Marshes of Brown's Spring
The Red River itself is spring-fed, and thousands of natural springs still dot the Red River Valley. Unfortunately, many of these springs have been capped or diverted because of towns, water systems, and lake building. Luckily, Brown's Spring still manages to bubble up and
inundate the landscape. Excited to be able to view the site of an historic spring in its natural state (or as close to natural as development has allowed it), I took a field trip to the springs on a hot June afternoon, with storms threatening on the horizon.


The springs are conveniently located along Brown's Spring Road southeast of Thackerville, inside a wildlife management area that hugs the Red River. I had to pass the big casinos to find the road, but it's clearly marked and well maintained, and quite clean. The cemetery is not marked, however. It's easy enough to tell when you come to it, as it sits up a hill on the north side of the road, across from a dirt-round-about, behind which are the marshes of Brown's Spring.

The Brown's Spring Cemetery
While the springs acted as a way-marker for those traveling to and from Indian Territory, whatever settlements had been established are now long gone. The only physical reminder that people lived along the river bottoms in the South Bend Region is a long-forgotten cemetery, often mis-labled as an "Indian cemetery" or even as an "Indian Burial Ground." Several Chickasaw citizens are buried there, but so are a number of non-Chickasaws, and the burial practices are decidedly Christian - there's no need to pretend this lovely place is some
kind of portal for a Poltergeist. The neglect shown to the cemetery, however, does provide the context for the place being viewed as other-worldly, and even haunted. When I visited, I didn't see any ghosts nor did I find it particularly creepy. I didn't care for the poison ivy, mosquitoes and ticks, but they were a small price to pay!

The cemetery is located at the top of a steep hill along a halloway - a path that has been rutted by the footsteps of countless people making their trek north and south. The cemetery is located inside a barbed wire fence to the left on the hilltop. The first few gravestones are the most intact ones. Further down the cemetery path are several markers that have been either kicked over or are partially obscured by overgrowth. Names are hard to make out, but here's a list of the people known to have been buried at Brown Springs.

By 1902, travelers could choose between two ferries to cross to the opposite side of the river: either the Browns or the Sacras ferry. In 1917, U.S. Congress granted permission to the Gainesville Red River Bridge Company to build a bridge at the Sacras Ferry site. From Gainesville, the road to the bridge site is now part of the Stark Ranch and is no longer accessible. However, parts of the bridge's structure are still visible on the Oklahoma side - just two side lanes east of the cemetery. The approach is very much overgrown but is still clearly visible as it rises towards the former suspended road bed. By the 1930s, a free bridge opened to carry travelers on US highway 77, and the toll bridge closed shop.

A primeval place
Brown's Spring still exists, thank goodness. The spring still flows, and some of its physical remains can be visited. Lots of spooky stories abound about the place, too - the dumped bodies of people killed in the Dallas area; sightings of a bog monster; bloody knives left in tree stumps; the faces of dead children appearing in photographs of the gravestones.

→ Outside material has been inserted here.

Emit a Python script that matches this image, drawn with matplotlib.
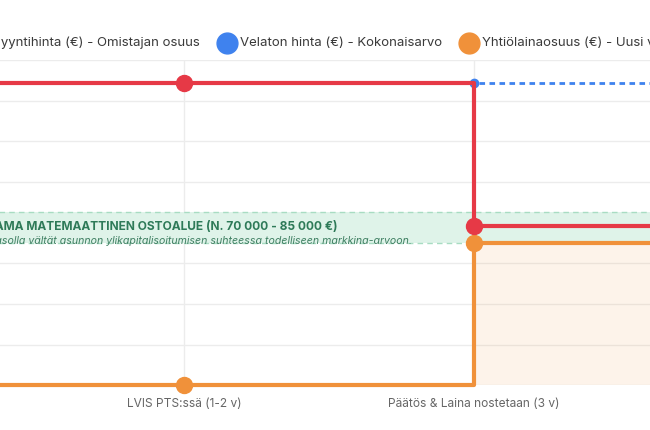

When I visited, I didn't feel anything but a bit of sadness from the neglect of the cemetery; and then, the thrill of discovery. So if you go to Brown's Spring and its cemetery, go there with a sense of adventure and with a deep respect for the people for whom this is their final resting place. Brown's Spring - the cemetery, the marsh, and the bridge - are primordial historic sites, and deserve to be preserved for generations to come.